Valentine’s Day is one of the most beautiful days of the year – if you’re single. Couples spend the day trying to have a ‘good time’ and prove that their love is ‘real’, rather than coincidental or ‘a metaphysical prison’, while single people can party on down and revel in their freedom.

It’s also a day for thinking about love past, and making sure your ex-partner is significantly less happy than you – here’s how!

  1. Binoculars

Seriously, invest in a good pair. They’re great for bird-watching, a quiet night in, the opera, and carefully watching your ex from a distance, perhaps in a tree, to make sure they’re having a shitty valentine’s day (while you’re having a sweet time climbing trees)

  1. Spies

Binoculars aren’t your thing, and you’re not so hot on climbing – that’s ok! Enlist a series of friends and acquaintances to spy on your ex, and make sure they’re miserable and constantly thinking about you. The closer your friends are with your ex, the better your intel, so don’t be afraid to ask their flatmates and family to help you out on this one

  1. Sabotage

Everyone deserves to have a good time, except your ex on Valentine’s Day, when they should be devastated that they’re no longer with you. Use your binoculars/spies/psychic powers to find out what they’re doing, and lay a devilish trap. Even better if it’s exactly the sort of trap you would have been able to avoid: “Oh no, someone unleashed hounds into that restaurant I was going to for a platonic friend date. I wish Jason was here…he always had such a way with animals”

  1. Psychic Powers

Work hard on developing your psychic powers, so you can see straight into your ex’s mind and figure out what they’re thinking. If they’re thinking about you – aces! That’s their V-Day ruined! But if they’re thinking about anything else, you can subtly manipulate their thoughts to something depressing.

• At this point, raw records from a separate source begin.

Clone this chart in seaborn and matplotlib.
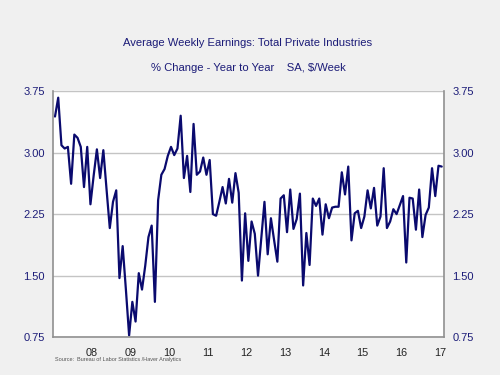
import numpy as np
import pandas as pd
import matplotlib
matplotlib.use("Agg")
import matplotlib.pyplot as plt
import matplotlib.transforms as mtransforms
import seaborn as sns

# monthly observations, Mar 2007 - Mar 2017 (% change, year to year)
months = pd.date_range("2007-03-01", periods=121, freq="MS")
earnings_yoy = [
    3.44, 3.67, 3.09, 3.05, 3.07, 2.62, 3.22, 3.18, 3.07, 2.58,
    3.07, 2.37, 2.72, 3.04, 2.69, 3.03, 2.55, 2.08, 2.40, 2.54,
    1.47, 1.86, 1.33, 0.77, 1.18, 0.94, 1.53, 1.33, 1.62, 1.97,
    2.11, 1.18, 2.42, 2.73, 2.80, 2.96, 3.07, 2.97, 3.05, 3.45,
    2.69, 2.96, 2.52, 3.35, 2.73, 2.77, 2.94, 2.73, 2.91, 2.25,
    2.23, 2.40, 2.58, 2.38, 2.68, 2.39, 2.75, 2.51, 1.44, 2.26,
    1.68, 2.16, 2.01, 1.50, 1.95, 2.40, 1.76, 2.20, 1.93, 1.67,
    2.44, 2.48, 2.03, 2.55, 2.07, 2.19, 2.50, 1.38, 2.02, 1.63,
    2.44, 2.35, 2.44, 2.00, 2.37, 2.20, 2.33, 2.34, 2.34, 2.76,
    2.49, 2.83, 1.93, 2.26, 2.29, 2.08, 2.22, 2.54, 2.32, 2.57,
    2.11, 2.22, 2.81, 2.08, 2.16, 2.31, 2.25, 2.36, 2.47, 1.66,
    2.45, 2.44, 2.06, 2.55, 1.97, 2.24, 2.33, 2.81, 2.47, 2.84,
    2.83,
]
years = list(range(2008, 2018))
year_labels = ["08", "09", "10", "11", "12", "13", "14", "15", "16", "17"]
y_ticks = [0.75, 1.50, 2.25, 3.00, 3.75]

df = pd.DataFrame({
    "t": months.year + (months.month - 1) / 12.0,
    "v": earnings_yoy,
})

sns.set_style("white")
plt.rcParams["font.family"] = ["Liberation Sans", "DejaVu Sans"]

navy = "#1c1c78"
fig = plt.figure(figsize=(5, 3.75), dpi=100, facecolor="#f0f0f0")
ax = fig.add_axes([0.106, 0.101, 0.782, 0.656])
ax.set_facecolor("white")

sns.lineplot(data=df, x="t", y="v", ax=ax, color="#0a0a6e", linewidth=1.6)

ax.set_yticks(y_ticks)
ax.set_yticklabels([f"{v:.2f}" for v in y_ticks])
ax.yaxis.grid(True, color="#c4c4c4", linewidth=1.0)
ax.set_axisbelow(True)

ax.set_xticks(years)
ax.set_xticklabels(year_labels)
ax.set_xticks([y + m / 12.0 for y in range(2007, 2018) for m in range(12)], minor=True)
# limits after the ticks, so the monthly ticks do not widen the view
ax.set_xlim(2007.115, 2017.226)
ax.set_ylim(0.75, 3.75)

ax.tick_params(axis="x", which="major", length=4, width=0.8, color="#909090",
               pad=4, labelsize=7.8, labelcolor="#222222", direction="out")
ax.tick_params(axis="x", which="minor", length=2, width=0.6, color="#a0a0a0",
               direction="out")
ax.tick_params(axis="y", which="both", length=0, labelsize=8, labelcolor=navy,
               left=True, right=True, labelleft=True, labelright=True, pad=6)
shift = mtransforms.ScaledTranslation(4.5 / 100, 0, fig.dpi_scale_trans)
for lab in ax.get_xticklabels():
    lab.set_transform(lab.get_transform() + shift)

ax.set_xlabel("")
ax.set_ylabel("")
for side in ["left", "right", "bottom"]:
    ax.spines[side].set_color("#909090")
    ax.spines[side].set_linewidth(1.2)
ax.spines["top"].set_visible(False)

fig.text(0.496, 0.886, "Average Weekly Earnings: Total Private Industries",
         ha="center", va="center", fontsize=8.1, color=navy)
fig.text(0.496, 0.819, "% Change - Year to Year    SA, $/Week",
         ha="center", va="center", fontsize=8.1, color=navy)
fig.text(0.11, 0.047, "Source:  Bureau of Labor Statistics /Haver Analytics",
         ha="left", va="top", fontsize=4.0, color="#555555")

fig.savefig("out.png", dpi=100, facecolor=fig.get_facecolor())
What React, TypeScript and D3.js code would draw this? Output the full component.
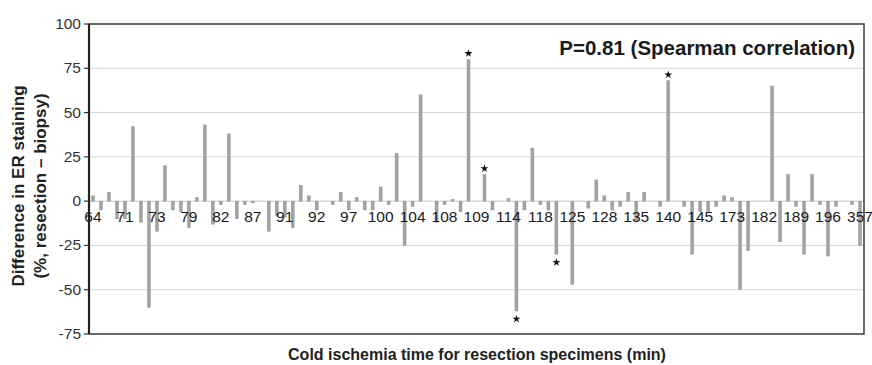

Maybe it’s been a while since they thought hard about the war in Syria for example…or their dead grandparents

  1. Take drugs in a bin

The most sure-fire way to make sure your ex isn’t having a better day than you – have the best day imaginable!!! Find a nice, cultured, cosy bin, grab some class A’s from Papa Drugking (my dealer was never big on subtlety), and settle in for a serious solo session. If your ex walks past, make sure to jump out the bin completely off your tits and surprise the shit out of them – then they’ll truly know what they lost.